++++ SOURCE MATERIAL ++++
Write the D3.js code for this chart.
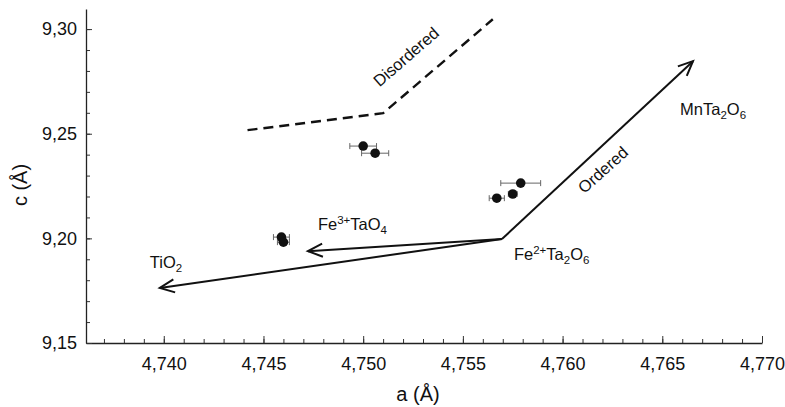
<!DOCTYPE html>
<html>
<head>
<meta charset="utf-8">
<script src="https://cdn.jsdelivr.net/npm/d3@7"></script>
<style>
  body { margin: 0; background: #fff; }
  svg text { font-family: "Liberation Sans", Arial, sans-serif; fill: #111; }
</style>
</head>
<body>
<svg id="chart" width="785" height="407"></svg>
<script>
// measured points (a, c) with error on a
var aVals = [4.7500, 4.7506, 4.7459, 4.7460, 4.7579, 4.7575, 4.7567];
var cVals = [9.2441, 9.2407, 9.2006, 9.1982, 9.2264, 9.2212, 9.2192];
var aErr  = [0.00067, 0.00068, 0.0004, 0.0003, 0.0010, 0.00022, 0.00038];

// disordered trend (dashed)
var disA = [4.7442, 4.7510, 4.7565];
var disC = [9.2517, 9.2598, 9.3047];

// arrows from Fe2+Ta2O6
var arrowFrom = [4.75696, 9.1997];
var arrowToA = [4.76654, 4.7398, 4.74723];
var arrowToC = [9.28467, 9.1763, 9.1939];

var xMajor = [4.740, 4.745, 4.750, 4.755, 4.760, 4.765, 4.770];
var yMajor = [9.15, 9.20, 9.25, 9.30];

var svg = d3.select("#chart");
var x = d3.scaleLinear().domain([4.7361, 4.770]).range([86, 762]);
var y = d3.scaleLinear().domain([9.15, 9.3096]).range([343, 9]);

var loc = d3.formatLocale({decimal: ",", thousands: ".", grouping: [3], currency: ["", ""]});

//minor ticks
var xMinor = d3.range(4737, 4771).map(function(d){ return d/1000; });
var yMinor = d3.range(915, 931).map(function(d){ return d/100; });

svg.append("g").attr("transform", "translate(0,343)")
  .call(d3.axisBottom(x).tickValues(xMinor).tickSize(-4).tickFormat(""))
  .call(function(g){ g.select(".domain").remove(); });
svg.append("g").attr("transform", "translate(86,0)")
  .call(d3.axisLeft(y).tickValues(yMinor).tickSize(-4).tickFormat(""))
  .call(function(g){ g.select(".domain").remove(); });

var xAxis = svg.append("g").attr("transform", "translate(0,343)")
  .call(d3.axisBottom(x).tickValues(xMajor).tickSize(-7).tickSizeOuter(0)
    .tickPadding(14).tickFormat(loc.format(".3f")));
var yAxis = svg.append("g").attr("transform", "translate(86,0)")
  .call(d3.axisLeft(y).tickValues(yMajor).tickSize(-6).tickSizeOuter(0)
    .tickPadding(9).tickFormat(loc.format(".2f")));

[xAxis, yAxis].forEach(function(g){
  g.selectAll("text").style("font-size", "18px").style("fill", "#111");
  g.select(".domain").attr("stroke", "#222").attr("stroke-width", 1.3);
});
svg.selectAll(".tick line").attr("stroke", "#333");

svg.append("text").attr("x", 418).attr("y", 401).attr("text-anchor", "middle")
  .style("font-size", "20px").text("a (Å)");
svg.append("text").attr("transform", "translate(27,185) rotate(-90)")
  .attr("text-anchor", "middle").style("font-size", "20px").text("c (Å)");

// dashed disordered line
var line = d3.line().x(function(d){ return x(d[0]); }).y(function(d){ return y(d[1]); });
svg.append("path")
  .datum(disA.map(function(a, i){ return [a, disC[i]]; }))
  .attr("d", line).attr("fill", "none").attr("stroke", "#111")
  .attr("stroke-width", 2.4).attr("stroke-dasharray", "10,6");

// arrows
arrowToA.forEach(function(a, i){
  var x0 = x(arrowFrom[0]), y0 = y(arrowFrom[1]), x1 = x(a), y1 = y(arrowToC[i]);
  svg.append("line").attr("x1", x0).attr("y1", y0).attr("x2", x1).attr("y2", y1)
    .attr("stroke", "#111").attr("stroke-width", 2);
  var ang = Math.atan2(y1 - y0, x1 - x0), len = 16, spread = 0.42;
  var p1 = [x1 - len*Math.cos(ang - spread), y1 - len*Math.sin(ang - spread)];
  var p2 = [x1 - len*Math.cos(ang + spread), y1 - len*Math.sin(ang + spread)];
  svg.append("path").attr("d", "M" + p1 + "L" + [x1, y1] + "L" + p2)
    .attr("fill", "none").attr("stroke", "#111").attr("stroke-width", 2);
});

// error bars
var eb = svg.append("g").attr("stroke", "#666").attr("stroke-width", 1);
aVals.forEach(function(a, i){
  var yy = y(cVals[i]), xl = x(a - aErr[i]), xr = x(a + aErr[i]);
  eb.append("line").attr("x1", xl).attr("x2", xr).attr("y1", yy).attr("y2", yy);
  eb.append("line").attr("x1", xl).attr("x2", xl).attr("y1", yy - 3).attr("y2", yy + 3);
  eb.append("line").attr("x1", xr).attr("x2", xr).attr("y1", yy - 3).attr("y2", yy + 3);
});

svg.selectAll("circle.pt").data(aVals).enter().append("circle")
  .attr("class", "pt")
  .attr("cx", function(d){ return x(d); })
  .attr("cy", function(d, i){ return y(cVals[i]); })
  .attr("r", 4.8).attr("fill", "#111");

// labels
function label(a, c, parts, rot, anchor){
  var t = svg.append("text").style("font-size", "16.5px")
    .attr("text-anchor", anchor || "start")
    .attr("transform", "translate(" + x(a) + "," + y(c) + ")" + (rot ? " rotate(" + rot + ")" : ""));
  parts.forEach(function(p){
    var s = t.append("tspan").text(p[0]);
    if (p[1] == "sub") s.attr("dy", 4).style("font-size", "11.5px");
    if (p[1] == "sup") s.attr("dy", -6).style("font-size", "11.5px");
    if (p[2]) s.attr("dy", p[2]);
  });
}
label(4.76589, 9.2589, [["MnTa"], ["2", "sub"], ["O", null, -4], ["6", "sub"]]);
label(4.75756, 9.1896, [["Fe"], ["2+", "sup"], ["Ta", null, 6], ["2", "sub"], ["O", null, -4], ["6", "sub"]]);
label(4.74773, 9.2040, [["Fe"], ["3+", "sup"], ["TaO", null, 6], ["4", "sub"]]);
label(4.7393, 9.1858, [["TiO"], ["2", "sub"]]);
label(4.75234, 9.2847, [["Disordered"]], -41, "middle");
label(4.76222, 9.2307, [["Ordered"]], -42, "middle");
</script>
</body>
</html>
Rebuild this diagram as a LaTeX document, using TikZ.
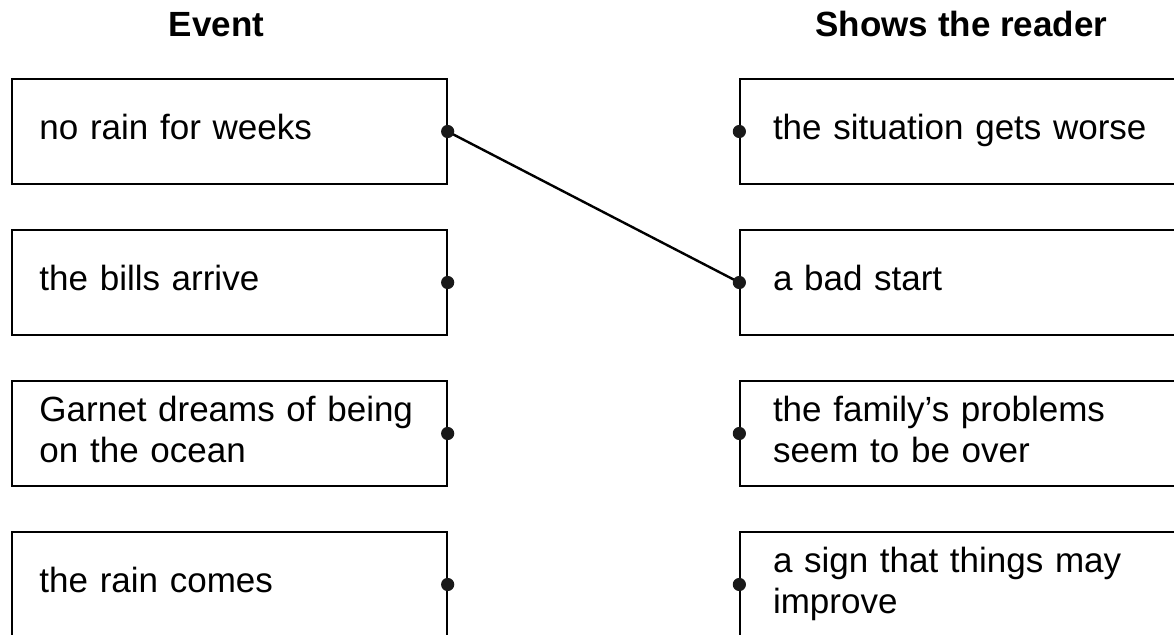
++++
> _WHAT YOU SHOULD DO_
In the material above, show every line where the word "this" turns up.

> _IN RESPONSE_
Write the D3.js code for this chart.
Rebuild this diagram as a LaTeX document, using TikZ.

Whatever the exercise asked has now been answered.